Saturday, November 18, 2017

Total Destroy: The Case of the MC5

Rama Lama Fa Fa Fa When Rolling Stone magazine collected articles for a 25th anniversary issue, an MC5 profile by Eric Ehrmann was the earliest feature selected. When that article first appeared, the MC5 was one of the hottest acts in rock, even though their debut album, the live Kick Out the Jams, hadn’t been released yet. They were at the crossroads of the hippie movement and what would come to be called punk, all roaring guitars and political anger, propelled by the anthemic title single.

That was probably the high point for the MC5, when they were all promise and no delivery. Shortly after that article appeared, Lester Bangs reviewed Kick Out the Jams for Rolling Stone, and he was not impressed, calling it “this ridiculous, overbearing, pretentious album.” It reached a rather wan Number 30 on the album charts, with the title single going to Number 87.

My sense is that the MC5 worked better as an idea than as a band. I worked for Rolling Stone when the magazine reran their cover story, and what struck me about that feature was how retrograde the band was. They lived together in a house in Detroit Big Pink-style, where they were attended to by their old ladies, who I don’t believe were even granted names in the article. Their entire position was to serve the men, although the article did praise the “total destroy barbecue” they prepared for them.

The MC5 released their second album Back in the USA, produced by future Springsteen honcho Jon Landau, in 1972. It didn’t do as well as Kick Out the Jams.
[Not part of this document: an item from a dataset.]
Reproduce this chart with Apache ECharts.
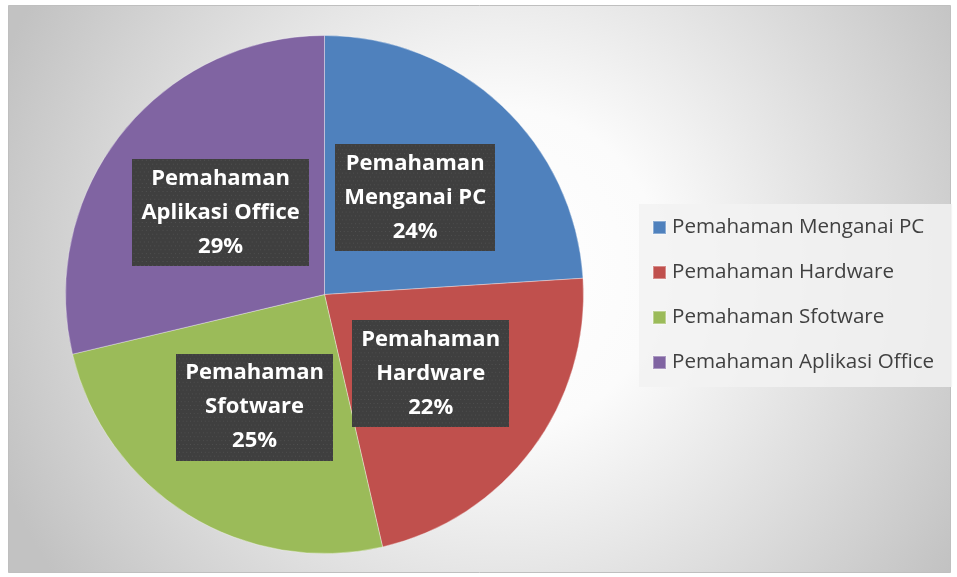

Their third album, High Time, from 1971, did even worse, and the band was shortly no more.

At this point, nobody listens to the MC5. Lester Bangs notwithstanding, Kick Out the Jams has regained some luster in the ensuing years, being named to Rolling Stone’s list of the 500 Greatest Albums of All Time, but they’re never played on classic rock radio, and their musical lineage lives on primarily through the work of Ted Nugent. All the White Panther Party rhetoric seems silly now, but hey, it meant something back then. Especially to Ted.

Kick out the Jams The MC5 really were an important band. Their saga kicks off the indispensable punk chronicle Please Kill Me, and their mix of heavy metal thunder and political broadsides showed a new way for rock music to go. In a sense, they remind me of N.W.A, who easily made it into the Rock Hall last year, despite a career that was even shorter than the MC5’s. But N.W.A had lasting cultural significance, and I don't see anybody making movies about the MC5 25 years after their demise.

Given the choice between cultural significance and musical quality, I’ll go with musical quality every time. I just don’t see enough of it in the MC5’s case. I vote no for the MC5.


  1. Hey, your (great) post inspired me to make my own "Who did it better?" post, comparing covers of Kick Out the Jams.


  2. Eric Ehrmann here download in Brazil. As I have notesd elsewhere, the 5 was a great live experience. Danny Fields, Landau, and Elektra's Holzmann wanted to turno them into something they couldn't be neither culturally nor polically. A money machine. Sinclair made his $25k Faustian bargain and the next thing you know Wayne was saying they wanted us tô run laps and eat granola. That and their voracious drug apetites and it was end of story. See Wayne's film. They were iconic as a political,quasi-revoltionary LIVE band.